Northvolt hat kein Nachfrageproblem – etliche Branchen als Neukunden erwartet

Angesichts der Prognosen zum Ausbau der Elektromobilität macht sich Carlsson jedenfalls keine Sorgen über mögliche Überkapazitäten: „Wir haben kein Nachfrageproblem. Mindestens noch in zehn Jahren werden die Batterien der Engpassfaktor sein“ – zumal nach Einschätzung des Northvolt-Chefs über die Elektroautohersteller hinaus noch etliche andere Branchen als große Kunden hinzukommen werden: Energienetzbetreiber, Maschinenbauer sowie die Produzenten von Luftfahrzeugen und Schiffen.

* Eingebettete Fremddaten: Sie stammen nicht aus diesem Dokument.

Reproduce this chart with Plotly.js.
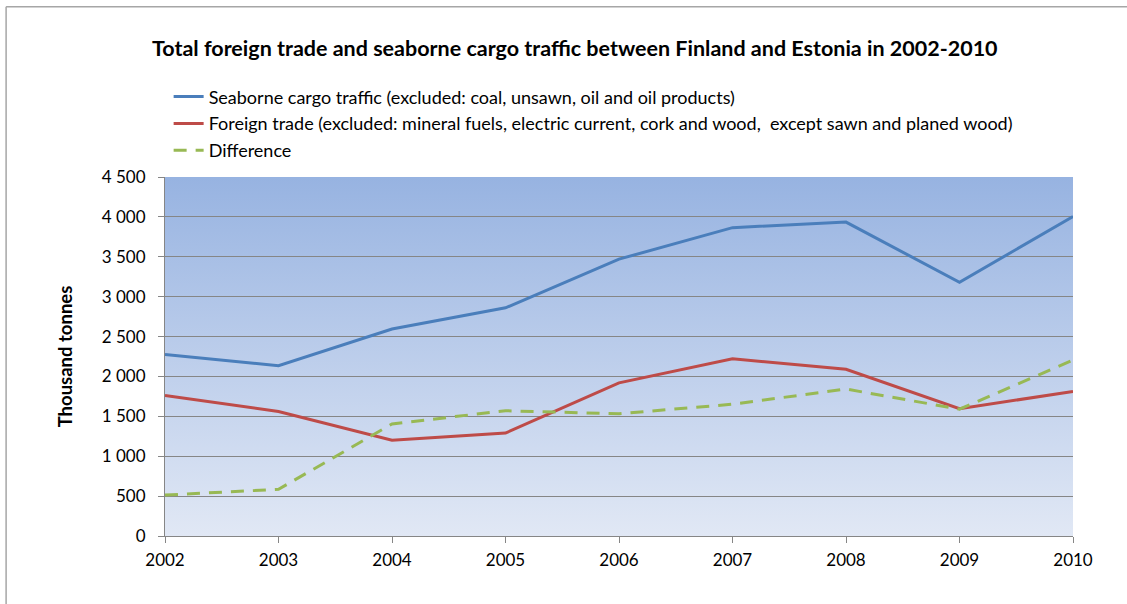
<!DOCTYPE html>
<html>
<head>
<meta charset="utf-8">
<script src="https://cdn.plot.ly/plotly-3.0.1.min.js"></script>
<style>html,body{margin:0;padding:0;background:#fff;}#chart{width:1127px;height:604px;}</style>
</head>
<body>
<div id="chart"></div>
<script>
const years = [2002, 2003, 2004, 2005, 2006, 2007, 2008, 2009, 2010];
const seaborne = [2275, 2135, 2595, 2860, 3470, 3865, 3935, 3180, 4005];
const foreignTrade = [1762, 1560, 1200, 1290, 1920, 2222, 2090, 1595, 1812];
const difference = [513, 585, 1405, 1570, 1532, 1652, 1842, 1590, 2205];
const seriesNames = [
  'Seaborne cargo traffic (excluded: coal, unsawn, oil and oil products)',
  'Foreign trade (excluded: mineral fuels, electric current, cork and wood,  except sawn and planed wood)',
  'Difference'
];
const yTicks = [0, 500, 1000, 1500, 2000, 2500, 3000, 3500, 4000, 4500];

const gradSvg = '<svg xmlns="http://www.w3.org/2000/svg" width="100" height="100" preserveAspectRatio="none">' +
  '<defs><linearGradient id="g" x1="0" y1="0" x2="0" y2="1">' +
  '<stop offset="0" stop-color="#97B3E1"/><stop offset="1" stop-color="#E1E8F5"/>' +
  '</linearGradient></defs><rect width="100" height="100" fill="url(#g)"/></svg>';
const gradUri = 'data:image/svg+xml;base64,' + btoa(gradSvg);

const font = 'Lato, "Open Sans", sans-serif';

const traces = [
  {x: years, y: seaborne, name: seriesNames[0], type: 'scatter', mode: 'lines',
   line: {color: '#4A7EBB', width: 3}, legendgroup: 'a'},
  {x: years, y: foreignTrade, name: seriesNames[1], type: 'scatter', mode: 'lines',
   line: {color: '#BE4B48', width: 3}, legendgroup: 'b'},
  {x: years, y: difference, name: seriesNames[2], type: 'scatter', mode: 'lines',
   line: {color: '#98B954', width: 3, dash: '13px,9px'}, legendgroup: 'c'}
];

const layout = {
  width: 1127, height: 604,
  margin: {l: 165, r: 54, t: 177, b: 68},
  paper_bgcolor: '#ffffff',
  plot_bgcolor: 'rgba(0,0,0,0)',
  separators: ', ',
  font: {family: font, size: 17, color: '#000'},
  title: {text: '<b>Total foreign trade and seaborne cargo traffic between Finland and Estonia in 2002-2010</b>',
          font: {family: font, size: 21.5, color: '#000'}, x: 0.51, xanchor: 'center', y: 0.92, yanchor: 'middle'},
  showlegend: true,
  legend: {x: 0.004, xanchor: 'left', y: 1.275, yanchor: 'top', bgcolor: 'rgba(0,0,0,0)',
           font: {family: font, size: 18, color: '#000'}, traceorder: 'grouped', tracegroupgap: 0.5},
  xaxis: {range: [2002, 2010], tickmode: 'array', tickvals: years, ticktext: years.map(String),
          showgrid: false, showline: true, linecolor: '#868686', linewidth: 1,
          ticks: 'outside', ticklen: 6, tickcolor: '#868686', zeroline: false,
          ticklabelstandoff: 3,
          tickfont: {family: font, size: 17, color: '#000'}},
  yaxis: {range: [0, 4500], tickmode: 'array', tickvals: yTicks, tickformat: ',d',
          showgrid: true, gridcolor: '#868686', gridwidth: 1, zeroline: false,
          showline: true, linecolor: '#868686', linewidth: 1,
          ticks: 'outside', ticklen: 6, tickcolor: '#868686',
          ticklabelstandoff: 9,
          tickfont: {family: font, size: 17, color: '#000'},
          title: {text: '<b>Thousand tonnes</b>', font: {family: font, size: 18.5, color: '#000'}, standoff: 24}},
  images: [{source: gradUri, xref: 'paper', yref: 'paper', x: 0, y: 1, sizex: 1, sizey: 1,
            xanchor: 'left', yanchor: 'top', sizing: 'stretch', layer: 'below'}],
  shapes: [
    {type: 'line', xref: 'paper', yref: 'paper', x0: -0.175, x1: 1.2, y0: 1.474, y1: 1.474,
     line: {color: '#A6A6A6', width: 1.5}},
    {type: 'line', xref: 'paper', yref: 'paper', x0: -0.175, x1: -0.175, y0: 1.474, y1: -0.3,
     line: {color: '#A6A6A6', width: 1.5}}
  ]
};

Plotly.newPlot('chart', traces, layout, {displayModeBar: false, staticPlot: true});
</script>
</body>
</html>
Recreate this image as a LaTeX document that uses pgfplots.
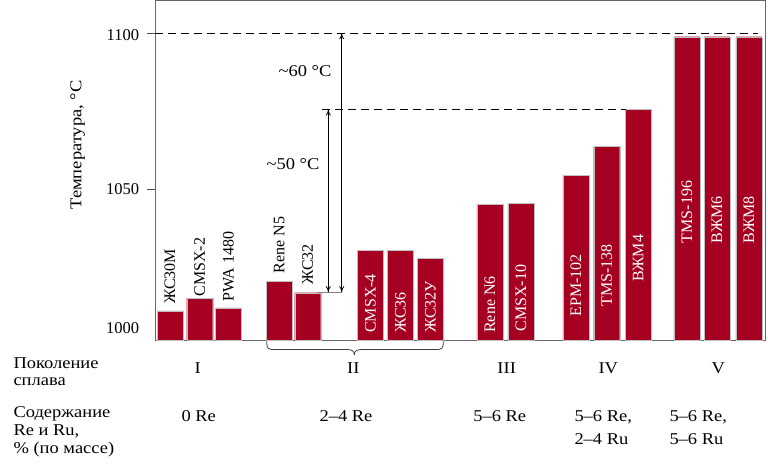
\documentclass[border=0pt]{standalone}
\usepackage{fontspec}
\setmainfont{Liberation Serif}
\newfontfamily\widefont[FakeStretch=1.12]{Liberation Serif}
\usepackage{pgfplots}
\pgfplotsset{compat=1.18}
\usetikzlibrary{arrows.meta}
\definecolor{barred}{RGB}{165,0,33}
\newcommand\bl{\fontsize{16}{19}\selectfont}
\newcommand\wl{\widefont\fontsize{16.5}{19}\selectfont}
\newcommand\tl{\fontsize{16.5}{19}\selectfont}
\begin{document}
\begin{tikzpicture}[x=1pt,y=1pt]
\begin{axis}[
  at={(155pt,130.3pt)}, anchor=south west,
  scale only axis, width=610pt, height=340.7pt,
  xmin=155, xmax=765, ymin=1001.3, ymax=1110.7,
  xtick=\empty, ytick={1050,1100}, yticklabels={},
  ytick pos=left, tick align=outside, major tick length=8pt,
  axis line style={draw=black!60, line width=0.8pt},
  tick style={black!70, line width=0.8pt},
  clip mode=individual,
]
\addplot[ybar, bar width=26, fill=barred, draw=black!25, line width=0.4pt] table {
x y
170.0 1010.9
199.7 1015.0
228.5 1011.8
279.1 1020.4
307.7 1016.7
370.5 1030.2
400.3 1030.2
430.5 1027.7
489.8 1045.0
520.8 1045.5
575.8 1054.5
606.7 1063.6
638.2 1075.5
686.8 1098.9
717.0 1098.9
748.8 1098.9
};
% dashed reference lines
\draw[dash pattern=on 8pt off 5pt, line width=1.1pt] (axis cs:155,1100) -- (axis cs:758,1100);
\draw[dash pattern=on 8pt off 5pt, line width=1.1pt] (axis cs:322,1075.5) -- (axis cs:626,1075.5);
\draw[black!50, line width=1pt] (axis cs:317,1016.9) -- (axis cs:342,1016.9);
\draw[{To[length=6pt,width=5pt]}-{To[length=6pt,width=5pt]}, line width=0.8pt] (axis cs:328.3,1016.9) -- (axis cs:328.3,1075.5);
\draw[{To[length=6pt,width=5pt]}-{To[length=6pt,width=5pt]}, line width=0.8pt] (axis cs:341.7,1016.9) -- (axis cs:341.7,1100);
\node[font=\wl] at (axis cs:305,1087.9) {\textasciitilde60 °C};
\node[font=\wl] at (axis cs:293,1058.0) {\textasciitilde50 °C};
% labels above bars
\node[rotate=90, anchor=west, inner sep=0pt, font=\bl] at (axis cs:170.0,1013.1) {ЖС30М};
\node[rotate=90, anchor=west, inner sep=0pt, font=\bl] at (axis cs:199.7,1015.4) {CMSX-2};
\node[rotate=90, anchor=west, inner sep=0pt, font=\bl] at (axis cs:228.5,1013.8) {PWA 1480};
\node[rotate=90, anchor=west, inner sep=0pt, font=\bl] at (axis cs:279.1,1022.9) {Rene N5};
\node[rotate=90, anchor=west, inner sep=0pt, font=\bl] at (axis cs:307.7,1019.2) {ЖС32};
% labels inside bars
\node[rotate=90, anchor=west, inner sep=0pt, font=\bl, text=white] at (axis cs:370.5,1003.8) {CMSX-4};
\node[rotate=90, anchor=west, inner sep=0pt, font=\bl, text=white] at (axis cs:400.3,1003.8) {ЖС36};
\node[rotate=90, anchor=west, inner sep=0pt, font=\bl, text=white] at (axis cs:430.5,1003.8) {ЖС32У};
\node[rotate=90, anchor=west, inner sep=0pt, font=\bl, text=white] at (axis cs:489.8,1003.8) {Rene N6};
\node[rotate=90, anchor=west, inner sep=0pt, font=\bl, text=white] at (axis cs:520.8,1004.2) {CMSX-10};
\node[rotate=90, anchor=west, inner sep=0pt, font=\bl, text=white] at (axis cs:575.8,1009.0) {EPM-102};
\node[rotate=90, anchor=west, inner sep=0pt, font=\bl, text=white] at (axis cs:606.7,1012.2) {TMS-138};
\node[rotate=90, anchor=west, inner sep=0pt, font=\bl, text=white] at (axis cs:638.2,1020.2) {ВЖМ4};
\node[rotate=90, anchor=west, inner sep=0pt, font=\bl, text=white] at (axis cs:686.8,1032.6) {TMS-196};
\node[rotate=90, anchor=west, inner sep=0pt, font=\bl, text=white] at (axis cs:717.0,1032.6) {ВЖМ6};
\node[rotate=90, anchor=west, inner sep=0pt, font=\bl, text=white] at (axis cs:748.8,1032.6) {ВЖМ8};
\end{axis}
% y tick labels
\node[anchor=east, inner sep=0pt, font=\tl] at (139.3,142.7) {1000};
\node[anchor=east, inner sep=0pt, font=\tl] at (139.3,282) {1050};
\node[anchor=east, inner sep=0pt, font=\tl] at (139.3,435.5) {1100};
% y label
\node[rotate=90, font=\wl] at (77.7,326) {Температура, °С};
% brace under group II
\draw[black!75, line width=0.8pt] (266.7,130) .. controls (266.7,122) and (268,121.5) .. (275,121.5) -- (347,121.5) .. controls (352,121.5) and (354.3,120) .. (354.3,116);
\draw[black!75, line width=0.8pt] (443.3,130) .. controls (443.3,122) and (442,121.5) .. (435,121.5) -- (361.6,121.5) .. controls (356.6,121.5) and (354.3,120) .. (354.3,116);
% row labels
\node[anchor=base west, inner sep=0pt, font=\wl] at (13.3,102.7) {Поколение};
\node[anchor=base west, inner sep=0pt, font=\wl] at (13.3,85) {сплава};
\node[anchor=base west, inner sep=0pt, font=\wl] at (13.3,53.3) {Содержание};
\node[anchor=base west, inner sep=0pt, font=\wl] at (13.3,35.3) {Re и Ru,};
\node[anchor=base west, inner sep=0pt, font=\wl] at (13.3,17) {\% (по массе)};
% generations
\node[anchor=base, inner sep=0pt, font=\wl] at (197.7,97) {I};
\node[anchor=base, inner sep=0pt, font=\wl] at (353.3,97) {II};
\node[anchor=base, inner sep=0pt, font=\wl] at (506.7,97) {III};
\node[anchor=base, inner sep=0pt, font=\wl] at (608.3,97) {IV};
\node[anchor=base, inner sep=0pt, font=\wl] at (718.3,97) {V};
% content
\node[anchor=base, inner sep=0pt, font=\wl] at (198.7,49.3) {0 Re};
\node[anchor=base, inner sep=0pt, font=\wl] at (346,49.3) {2–4 Re};
\node[anchor=base, inner sep=0pt, font=\wl] at (499.7,49.3) {5–6 Re};
\node[anchor=base west, inner sep=0pt, font=\wl] at (574.3,49.3) {5–6 Re,};
\node[anchor=base west, inner sep=0pt, font=\wl] at (574.3,26.7) {2–4 Ru};
\node[anchor=base west, inner sep=0pt, font=\wl] at (669.3,49.3) {5–6 Re,};
\node[anchor=base west, inner sep=0pt, font=\wl] at (669.3,26.7) {5–6 Ru};
\pgfresetboundingbox
\path (0,0) rectangle (768,471);
\end{tikzpicture}
\end{document}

Knapp werden dürften auch die für die Batterien benötigten Rohstoffe. Daher strebt Northvolt an, bis 2030 schon 50 Prozent des Materialbedarfs aus Recycling zu decken. Bis zu 95 Prozent des in den Batterien enthaltenen Materials könne potenziell wiederverwendet werden, heißt es von der Firma. In Heide soll daher auch ein Recyclingwerk angesiedelt werden. Kürzlich hat bereits die Hamburger Kupferhütte Aurubis beschlossen, eine Pilotanlage für das Recycling alter E-Auto-Batterien in der Hansestadt zu bauen.

Elektromobilität: der Norden fährt mit – Tesla kein Konkurrent für Northvolt

Insgesamt soll das Northvolt-Batteriezellenwerk in Heide künftig eine Produktionskapazität von 60 Gigawattstunden (GWh) pro Jahr haben – das reiche für die Versorgung von einer Million E-Autos. Zum Vergleich: Tesla peilt an, in Grünheide jährlich 500.000 Autos und Batterien mit einer Kapazität von 50 GWh zu bauen.

„Wir sehen Tesla nicht als Konkurrenten“, sagte Carlsson, „schließlich könnten wir in der Zukunft ja einer ihrer Zulieferer werden.“ Carlsson muss es wissen: Er war in den Jahren 2011 bis 2015 Einkaufschef von Tesla.